Entries with chart source code:

**********

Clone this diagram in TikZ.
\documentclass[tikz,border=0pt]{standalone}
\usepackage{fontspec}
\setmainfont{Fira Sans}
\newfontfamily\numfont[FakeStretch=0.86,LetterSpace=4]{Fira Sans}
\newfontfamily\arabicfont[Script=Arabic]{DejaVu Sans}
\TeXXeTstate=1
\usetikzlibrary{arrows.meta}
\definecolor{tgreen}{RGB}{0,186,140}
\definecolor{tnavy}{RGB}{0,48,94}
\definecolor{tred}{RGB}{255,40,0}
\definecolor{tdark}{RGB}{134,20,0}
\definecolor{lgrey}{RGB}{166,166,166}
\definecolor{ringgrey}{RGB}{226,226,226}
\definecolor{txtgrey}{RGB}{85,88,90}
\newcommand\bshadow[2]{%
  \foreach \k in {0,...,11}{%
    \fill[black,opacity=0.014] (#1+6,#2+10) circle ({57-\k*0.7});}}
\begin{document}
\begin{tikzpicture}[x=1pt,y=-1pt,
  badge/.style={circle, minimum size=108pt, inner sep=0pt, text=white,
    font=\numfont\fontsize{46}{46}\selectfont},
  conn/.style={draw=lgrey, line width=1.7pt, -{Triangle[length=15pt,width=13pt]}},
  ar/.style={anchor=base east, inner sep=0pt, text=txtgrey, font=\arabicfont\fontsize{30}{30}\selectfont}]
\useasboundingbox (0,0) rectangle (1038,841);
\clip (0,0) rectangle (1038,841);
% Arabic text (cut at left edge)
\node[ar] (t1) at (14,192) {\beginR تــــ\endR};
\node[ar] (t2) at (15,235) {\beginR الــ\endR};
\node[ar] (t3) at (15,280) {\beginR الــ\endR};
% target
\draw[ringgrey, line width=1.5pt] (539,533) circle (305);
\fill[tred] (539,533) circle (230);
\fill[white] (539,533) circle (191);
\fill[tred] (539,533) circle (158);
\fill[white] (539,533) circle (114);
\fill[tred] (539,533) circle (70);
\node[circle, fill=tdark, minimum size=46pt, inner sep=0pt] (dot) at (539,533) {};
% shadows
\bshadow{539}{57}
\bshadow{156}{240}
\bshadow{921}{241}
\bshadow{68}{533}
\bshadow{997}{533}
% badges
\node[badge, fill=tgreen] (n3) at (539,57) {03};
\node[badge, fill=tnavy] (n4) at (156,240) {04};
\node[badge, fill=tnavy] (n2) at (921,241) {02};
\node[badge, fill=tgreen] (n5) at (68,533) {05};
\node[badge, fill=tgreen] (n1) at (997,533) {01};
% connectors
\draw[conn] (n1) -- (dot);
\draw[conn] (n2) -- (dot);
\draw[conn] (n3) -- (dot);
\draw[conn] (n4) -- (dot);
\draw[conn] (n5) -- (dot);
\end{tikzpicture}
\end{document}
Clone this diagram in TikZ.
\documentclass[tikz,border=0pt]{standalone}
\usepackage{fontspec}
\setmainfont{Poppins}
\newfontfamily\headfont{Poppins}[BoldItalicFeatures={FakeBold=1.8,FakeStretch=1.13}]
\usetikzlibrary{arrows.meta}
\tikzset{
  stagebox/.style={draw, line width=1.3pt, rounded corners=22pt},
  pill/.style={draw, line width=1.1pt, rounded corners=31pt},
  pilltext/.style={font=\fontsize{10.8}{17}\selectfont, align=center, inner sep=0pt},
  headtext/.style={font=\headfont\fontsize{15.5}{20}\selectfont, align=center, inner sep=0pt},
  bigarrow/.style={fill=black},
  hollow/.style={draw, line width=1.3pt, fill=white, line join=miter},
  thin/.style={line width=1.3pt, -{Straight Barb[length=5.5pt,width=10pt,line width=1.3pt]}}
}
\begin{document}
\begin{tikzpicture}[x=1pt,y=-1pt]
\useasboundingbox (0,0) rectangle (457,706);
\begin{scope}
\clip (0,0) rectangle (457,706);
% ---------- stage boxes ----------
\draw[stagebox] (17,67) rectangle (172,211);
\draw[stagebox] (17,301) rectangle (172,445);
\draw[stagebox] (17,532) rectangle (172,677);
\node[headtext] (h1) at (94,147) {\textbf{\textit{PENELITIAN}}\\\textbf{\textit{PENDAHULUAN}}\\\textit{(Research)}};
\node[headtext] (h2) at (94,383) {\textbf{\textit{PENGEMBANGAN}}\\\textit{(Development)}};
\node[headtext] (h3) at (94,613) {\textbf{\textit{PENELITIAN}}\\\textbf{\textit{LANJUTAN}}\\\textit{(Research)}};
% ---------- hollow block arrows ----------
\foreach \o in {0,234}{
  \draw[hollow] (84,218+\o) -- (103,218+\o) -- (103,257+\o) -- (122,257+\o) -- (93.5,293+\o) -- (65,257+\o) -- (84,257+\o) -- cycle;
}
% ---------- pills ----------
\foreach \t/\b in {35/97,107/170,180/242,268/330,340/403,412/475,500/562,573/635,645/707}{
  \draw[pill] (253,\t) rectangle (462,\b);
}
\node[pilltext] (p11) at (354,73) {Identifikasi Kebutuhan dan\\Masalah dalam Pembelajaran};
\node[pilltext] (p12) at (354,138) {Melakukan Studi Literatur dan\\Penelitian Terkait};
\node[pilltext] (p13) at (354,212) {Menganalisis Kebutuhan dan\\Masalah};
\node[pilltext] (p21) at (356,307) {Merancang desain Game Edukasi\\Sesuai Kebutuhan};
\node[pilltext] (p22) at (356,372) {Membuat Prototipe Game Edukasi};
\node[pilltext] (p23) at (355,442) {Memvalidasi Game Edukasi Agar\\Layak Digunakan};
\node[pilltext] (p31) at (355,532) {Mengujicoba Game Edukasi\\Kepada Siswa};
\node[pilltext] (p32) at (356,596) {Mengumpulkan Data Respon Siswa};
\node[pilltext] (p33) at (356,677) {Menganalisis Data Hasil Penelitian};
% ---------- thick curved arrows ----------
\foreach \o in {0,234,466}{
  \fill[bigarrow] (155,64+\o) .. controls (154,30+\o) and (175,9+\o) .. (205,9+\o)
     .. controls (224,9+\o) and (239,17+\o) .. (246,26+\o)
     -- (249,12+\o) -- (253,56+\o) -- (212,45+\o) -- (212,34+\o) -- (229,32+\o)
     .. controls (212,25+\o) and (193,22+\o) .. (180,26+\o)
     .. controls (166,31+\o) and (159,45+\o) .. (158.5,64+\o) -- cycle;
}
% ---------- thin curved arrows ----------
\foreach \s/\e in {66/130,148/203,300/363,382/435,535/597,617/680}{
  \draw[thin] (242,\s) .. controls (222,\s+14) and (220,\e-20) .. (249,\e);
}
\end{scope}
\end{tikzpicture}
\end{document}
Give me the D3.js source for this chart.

**********

**What you should do**
Transcribe every line of the data, exactly as it stands.

**Final answer**
Clone this diagram in TikZ.
\documentclass[tikz,border=0pt]{standalone}
\usepackage{fontspec}
\setmainfont{Fira Sans}
\newfontfamily\numfont[FakeStretch=0.86,LetterSpace=4]{Fira Sans}
\newfontfamily\arabicfont[Script=Arabic]{DejaVu Sans}
\TeXXeTstate=1
\usetikzlibrary{arrows.meta}
\definecolor{tgreen}{RGB}{0,186,140}
\definecolor{tnavy}{RGB}{0,48,94}
\definecolor{tred}{RGB}{255,40,0}
\definecolor{tdark}{RGB}{134,20,0}
\definecolor{lgrey}{RGB}{166,166,166}
\definecolor{ringgrey}{RGB}{226,226,226}
\definecolor{txtgrey}{RGB}{85,88,90}
\newcommand\bshadow[2]{%
  \foreach \k in {0,...,11}{%
    \fill[black,opacity=0.014] (#1+6,#2+10) circle ({57-\k*0.7});}}
\begin{document}
\begin{tikzpicture}[x=1pt,y=-1pt,
  badge/.style={circle, minimum size=108pt, inner sep=0pt, text=white,
    font=\numfont\fontsize{46}{46}\selectfont},
  conn/.style={draw=lgrey, line width=1.7pt, -{Triangle[length=15pt,width=13pt]}},
  ar/.style={anchor=base east, inner sep=0pt, text=txtgrey, font=\arabicfont\fontsize{30}{30}\selectfont}]
\useasboundingbox (0,0) rectangle (1038,841);
\clip (0,0) rectangle (1038,841);
% Arabic text (cut at left edge)
\node[ar] (t1) at (14,192) {\beginR تــــ\endR};
\node[ar] (t2) at (15,235) {\beginR الــ\endR};
\node[ar] (t3) at (15,280) {\beginR الــ\endR};
% target
\draw[ringgrey, line width=1.5pt] (539,533) circle (305);
\fill[tred] (539,533) circle (230);
\fill[white] (539,533) circle (191);
\fill[tred] (539,533) circle (158);
\fill[white] (539,533) circle (114);
\fill[tred] (539,533) circle (70);
\node[circle, fill=tdark, minimum size=46pt, inner sep=0pt] (dot) at (539,533) {};
% shadows
\bshadow{539}{57}
\bshadow{156}{240}
\bshadow{921}{241}
\bshadow{68}{533}
\bshadow{997}{533}
% badges
\node[badge, fill=tgreen] (n3) at (539,57) {03};
\node[badge, fill=tnavy] (n4) at (156,240) {04};
\node[badge, fill=tnavy] (n2) at (921,241) {02};
\node[badge, fill=tgreen] (n5) at (68,533) {05};
\node[badge, fill=tgreen] (n1) at (997,533) {01};
% connectors
\draw[conn] (n1) -- (dot);
\draw[conn] (n2) -- (dot);
\draw[conn] (n3) -- (dot);
\draw[conn] (n4) -- (dot);
\draw[conn] (n5) -- (dot);
\end{tikzpicture}
\end{document}
Clone this diagram in TikZ.
\documentclass[tikz,border=0pt]{standalone}
\usepackage{fontspec}
\setmainfont{Poppins}
\newfontfamily\headfont{Poppins}[BoldItalicFeatures={FakeBold=1.8,FakeStretch=1.13}]
\usetikzlibrary{arrows.meta}
\tikzset{
  stagebox/.style={draw, line width=1.3pt, rounded corners=22pt},
  pill/.style={draw, line width=1.1pt, rounded corners=31pt},
  pilltext/.style={font=\fontsize{10.8}{17}\selectfont, align=center, inner sep=0pt},
  headtext/.style={font=\headfont\fontsize{15.5}{20}\selectfont, align=center, inner sep=0pt},
  bigarrow/.style={fill=black},
  hollow/.style={draw, line width=1.3pt, fill=white, line join=miter},
  thin/.style={line width=1.3pt, -{Straight Barb[length=5.5pt,width=10pt,line width=1.3pt]}}
}
\begin{document}
\begin{tikzpicture}[x=1pt,y=-1pt]
\useasboundingbox (0,0) rectangle (457,706);
\begin{scope}
\clip (0,0) rectangle (457,706);
% ---------- stage boxes ----------
\draw[stagebox] (17,67) rectangle (172,211);
\draw[stagebox] (17,301) rectangle (172,445);
\draw[stagebox] (17,532) rectangle (172,677);
\node[headtext] (h1) at (94,147) {\textbf{\textit{PENELITIAN}}\\\textbf{\textit{PENDAHULUAN}}\\\textit{(Research)}};
\node[headtext] (h2) at (94,383) {\textbf{\textit{PENGEMBANGAN}}\\\textit{(Development)}};
\node[headtext] (h3) at (94,613) {\textbf{\textit{PENELITIAN}}\\\textbf{\textit{LANJUTAN}}\\\textit{(Research)}};
% ---------- hollow block arrows ----------
\foreach \o in {0,234}{
  \draw[hollow] (84,218+\o) -- (103,218+\o) -- (103,257+\o) -- (122,257+\o) -- (93.5,293+\o) -- (65,257+\o) -- (84,257+\o) -- cycle;
}
% ---------- pills ----------
\foreach \t/\b in {35/97,107/170,180/242,268/330,340/403,412/475,500/562,573/635,645/707}{
  \draw[pill] (253,\t) rectangle (462,\b);
}
\node[pilltext] (p11) at (354,73) {Identifikasi Kebutuhan dan\\Masalah dalam Pembelajaran};
\node[pilltext] (p12) at (354,138) {Melakukan Studi Literatur dan\\Penelitian Terkait};
\node[pilltext] (p13) at (354,212) {Menganalisis Kebutuhan dan\\Masalah};
\node[pilltext] (p21) at (356,307) {Merancang desain Game Edukasi\\Sesuai Kebutuhan};
\node[pilltext] (p22) at (356,372) {Membuat Prototipe Game Edukasi};
\node[pilltext] (p23) at (355,442) {Memvalidasi Game Edukasi Agar\\Layak Digunakan};
\node[pilltext] (p31) at (355,532) {Mengujicoba Game Edukasi\\Kepada Siswa};
\node[pilltext] (p32) at (356,596) {Mengumpulkan Data Respon Siswa};
\node[pilltext] (p33) at (356,677) {Menganalisis Data Hasil Penelitian};
% ---------- thick curved arrows ----------
\foreach \o in {0,234,466}{
  \fill[bigarrow] (155,64+\o) .. controls (154,30+\o) and (175,9+\o) .. (205,9+\o)
     .. controls (224,9+\o) and (239,17+\o) .. (246,26+\o)
     -- (249,12+\o) -- (253,56+\o) -- (212,45+\o) -- (212,34+\o) -- (229,32+\o)
     .. controls (212,25+\o) and (193,22+\o) .. (180,26+\o)
     .. controls (166,31+\o) and (159,45+\o) .. (158.5,64+\o) -- cycle;
}
% ---------- thin curved arrows ----------
\foreach \s/\e in {66/130,148/203,300/363,382/435,535/597,617/680}{
  \draw[thin] (242,\s) .. controls (222,\s+14) and (220,\e-20) .. (249,\e);
}
\end{scope}
\end{tikzpicture}
\end{document}
Give me the D3.js source for this chart.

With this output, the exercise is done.